Instructions for interacting with me using PR comments are available here. If you have questions or suggestions related to my behavior, please file an issue against the kubernetes/test-infra repository. I understand the commands that are listed here.
after doing more experiments looks like AKS returns errors when setting from empty scalesetpriority to Regular
Changing property 'properties.ScaleSetPriority' is not allowed
This is an issue for all existing nodepools that were created through old versions of CAPZ. which means we will need to make it by default empty also.

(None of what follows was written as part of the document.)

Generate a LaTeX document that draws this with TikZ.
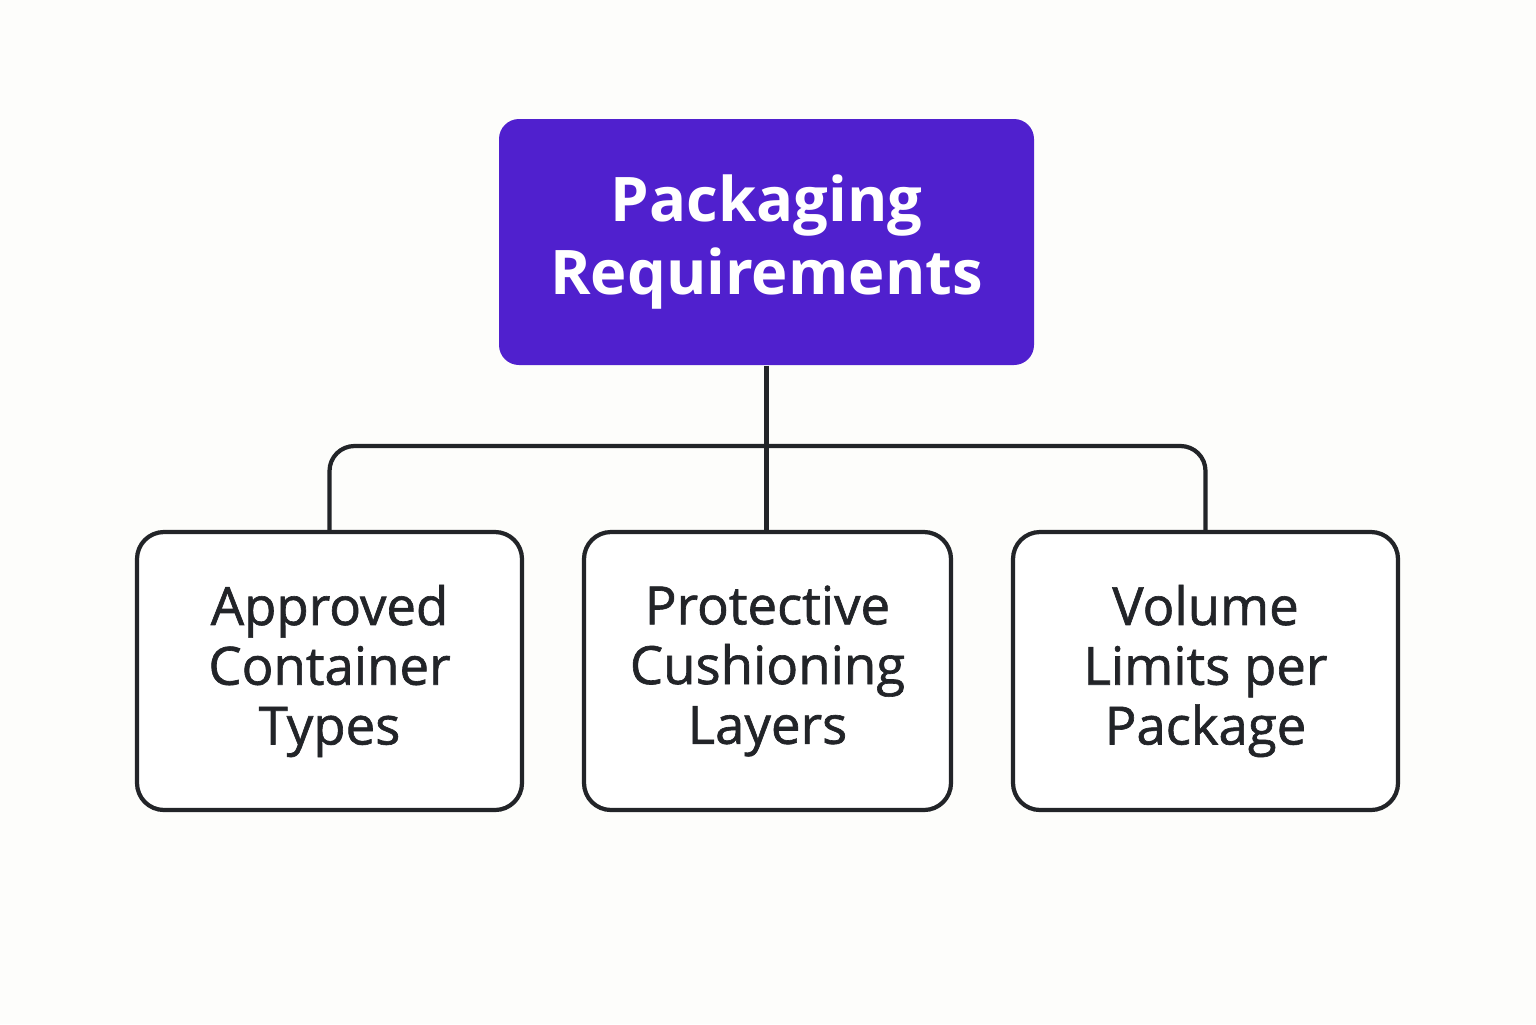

@zmalik can we use *string to our advantage anywhere to be able to differentiate between empty string and actually non-existent?
@zmalik can we use *string to our advantage anywhere to be able to differentiate between empty string and actually non-existent?
yes, we can do that. But can that be confusing for users?
if it's nil --> we don't set any default value? (as that would be case for users upgrading from old version of CAPZ)
if it's not nil but empty --> we set a default value of Regular as by design in CAPZ we don't allow empty string for scalesetpriority?
was that the proposal or reverse?
@zmalik Yeah that's my thinking, though I'm just driving by and haven't looked at all the codepaths yet!
The reason to think hard about figuring out some solution of setting a capz default value is to avoid unexpected changes in the future when AKS decides to change its opinion of what should be default.
yeah, I agree.
Mostly I'm thinking in case we introduce some default and user has to set empty string to trigger the default it might not be intuitive. As with nil value the old and new will still bypass any defaulting.
Can we ask AKS team if changing from "" to Regular in Azure API should be allowed as effectively "" means Regular and the error message Changing property 'properties.ScaleSetPriority' is not allowed is purely an API error as user is not changing the instance type but setting the ScaleSetPriority which it already has.